Unfortunately the closed decks caused a temporary halt in geologic and oceanographic operations from the evening through the night but while the decks were closed, we were still able to ride out the storm while acquiring interesting multi-beam data. The multi-beam allows us to map the bathymetry of the ocean, providing insight into interactions between the geology and ocean structure. The region that was mapped overnight shows dramatic changes in depth, and we have been following and mapping a deep trench at the edge of the Moscow Ice Shelf.

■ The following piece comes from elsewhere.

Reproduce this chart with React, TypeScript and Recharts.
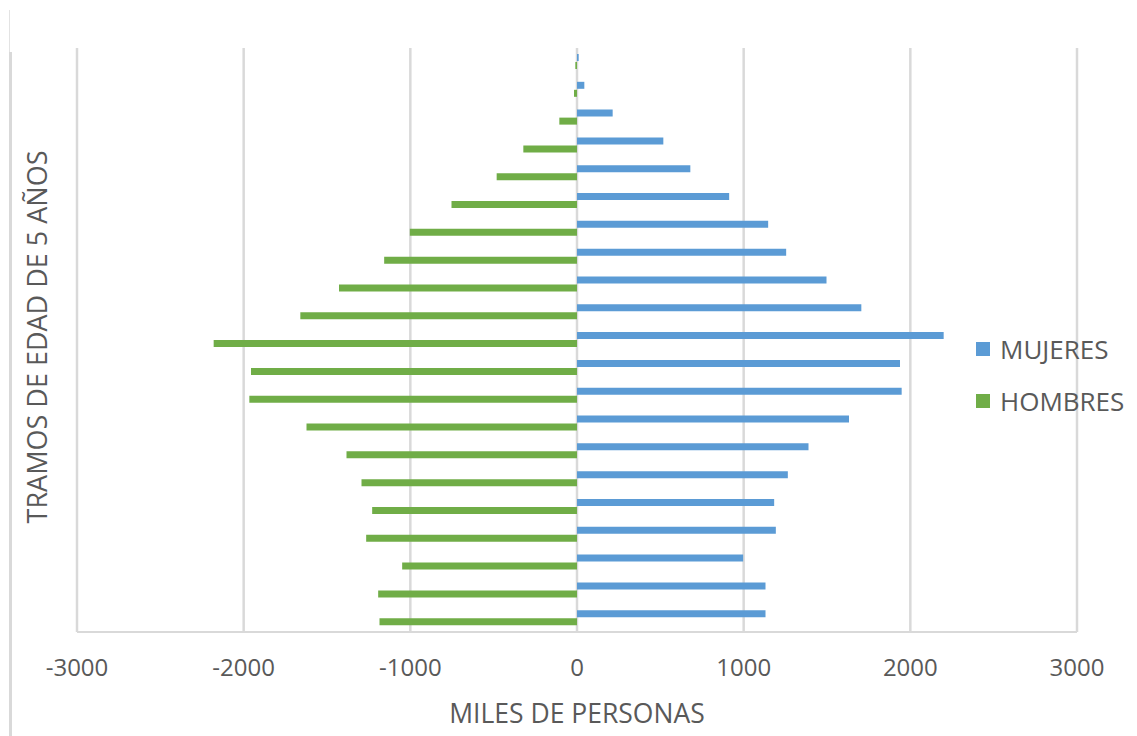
import * as React from 'react';
import { BarChart, Bar, XAxis, YAxis, CartesianGrid, Label } from 'recharts';

// age brackets, oldest first so they read top-down
const grupos = ['100+', '95-99', '90-94', '85-89', '80-84', '75-79', '70-74', '65-69', '60-64', '55-59', '50-54', '45-49', '40-44', '35-39', '30-34', '25-29', '20-24', '15-19', '10-14', '5-9', '0-4'];
const mujeres = [10, 44, 214, 518, 680, 913, 1147, 1255, 1497, 1706, 2200, 1938, 1948, 1632, 1389, 1265, 1183, 1193, 997, 1131, 1131];
const hombres = [-10, -18, -106, -322, -482, -753, -1003, -1157, -1428, -1660, -2180, -1956, -1966, -1623, -1383, -1293, -1229, -1265, -1049, -1193, -1185];
const xTicks = [-3000, -2000, -1000, 0, 1000, 2000, 3000];

const series = [
  { key: 'mujeres', name: 'MUJERES', color: '#5B9BD5' },
  { key: 'hombres', name: 'HOMBRES', color: '#70AD47' },
];

const FONT = '"Open Sans", "Noto Sans", sans-serif';
const TXT = '#595959';
const GRID = '#d9d9d9';

// rotated title for the age axis
function AgeTitle({ value }: { value?: string }) {
  return (
    <text x={36} y={337} transform="rotate(-90 36 337)" textAnchor="middle" dominantBaseline="central"
      fill={TXT} fontSize={27} fontFamily={FONT}>{value}</text>
  );
}

export default function App() {
  const data = grupos.map((g, i) => ({ grupo: g, mujeres: mujeres[i], hombres: hombres[i] }));
  return (
    <div style={{ position: 'absolute', left: 0, top: 0, width: 1137, height: 736, background: '#fff', fontFamily: FONT }}>
      {/* frame edge on the left */}
      <div style={{ position: 'absolute', left: 9, top: 10, width: 1, height: 42, background: '#e3e3e3' }} />
      <div style={{ position: 'absolute', left: 9, top: 52, width: 3, height: 684, background: GRID }} />
      <BarChart width={1137} height={736} data={data} layout="vertical" barSize={7} barGap={1}
        margin={{ top: 48, right: 60, bottom: 0, left: 0 }}>
        <CartesianGrid horizontal={false} stroke={GRID} strokeWidth={2.5} />
        <XAxis type="number" domain={[-3000, 3000]} ticks={xTicks} height={104}
          axisLine={{ stroke: GRID, strokeWidth: 2 }} tickLine={false} tickSize={0} tickMargin={27}
          tick={{ fill: TXT, fontSize: 24, fontFamily: FONT }}>
          <Label value="MILES DE PERSONAS" position="insideBottom" offset={13}
            style={{ fill: TXT, fontSize: 26.5, fontFamily: FONT }} />
        </XAxis>
        <YAxis type="category" dataKey="grupo" width={77} tick={false} axisLine={false} tickLine={false}>
          <Label value="TRAMOS DE EDAD DE 5 AÑOS" content={<AgeTitle value="TRAMOS DE EDAD DE 5 AÑOS" />} />
        </YAxis>
        {series.map(s => (
          <Bar key={s.key} dataKey={s.key} name={s.name} fill={s.color} isAnimationActive={false} />
        ))}
      </BarChart>
      <div style={{ position: 'absolute', left: 976, top: 332 }}>
        {series.map(s => (
          <div key={s.key} style={{ display: 'flex', alignItems: 'center', height: 34, marginBottom: 18 }}>
            <span style={{ width: 14, height: 14, background: s.color, marginRight: 10 }} />
            <span style={{ fontSize: 26, color: TXT, lineHeight: '34px' }}>{s.name}</span>
          </div>
        ))}
      </div>
    </div>
  );
}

In addition to the direct effect that adverse weather has on our ship, changes in weather strongly influence the course of the cruise. The wind direction and severity can change the position of sea ice significantly, making areas more or less accessible at any given time. Storms have the ability to push ice together, making transit impossible but storms also have the ability to blow ice into open water, clearing a path for the ship. Although last night’s storm originated in the south, winds were blowing from the northeast, which unfortunately means that the high winds we experienced did not open up a path to the Totten Glacier.
We continue to place moorings, take CTD data, dredge geologic samples and map the region of the Moscow Ice Shelf. Even though we haven’t been able to reach our goal location, a high volume of new and interesting data has been collected, and the science team is very excited with the work that has been done so far.